Excavations in an area believed to be the burial place of an Amazon woman during the Byzantine period in Kuşadası Bay are continuing to reveal its origins.
The site was named ‘Kadıkalesi’ during the reign of Sultan Murat II in the Ottoman Empire because it was given to a judge. Excavations are continuing under the leadership of Associate Professor Suna Çağaptay, a faculty member of the Department of Art History at the Faculty of Literature at Muğla Sıtkı Koçman University.

Kadıkalesi dates back 7,000 years. Excavations have uncovered prehistoric pottery, a mosque, a church, a hemispherical weight known as an ‘ağırşak,’ stone axes, Hittite-era statues, glazed ceramics from the 12th and 13th centuries AD, jewellery, an icon of a saint, lead seal impressions, and 800-year-old tile fragments bearing animal footprints.
Çağaptay and the team focused on areas that had not been excavated before in this year’s work. Çağaptay told an AA reporter that they had identified two structures dating back to the 13th century in this period’s excavations.
Explaining that they found pithos (storage container) remains in one of them and assessed that there was a storage point in the area, Çağaptay said: “It may have been used as a pantry.
“Since the pithos came in pieces, we will conduct a detailed analysis of what the remains are. We detected glass and metal slag in this area. We may be close to a production sector. Our area is already quite famous for this in the Byzantine period.

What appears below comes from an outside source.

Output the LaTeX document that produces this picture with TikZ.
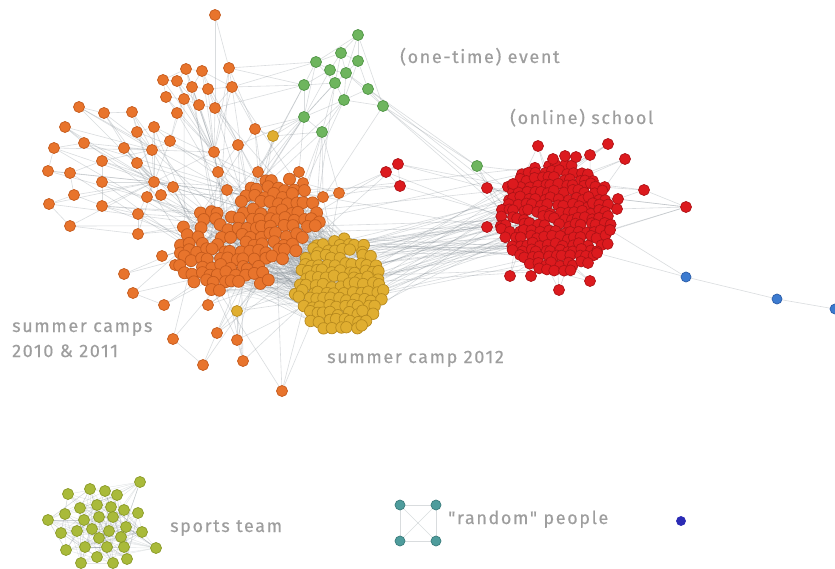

“The current data points more towards the Late Byzantine period. While I don’t want to be too bold, the current data suggests that we are looking at a production sector. We have not yet found anything other than small ceramic fragments related to the beyliks or the Ottomans.”

Çağaptay stated that, based on the ceramic, metal, and glass finds, this was an important trade centre, saying, “We can say that these ceramics, glass, and metals were produced and distributed, sold, and transported to the outside world from the port. Its religious and commercial structure may have been based on material culture.
“However, in our new studies, we are conducting new research to prove how this commercial material was distributed and sold.”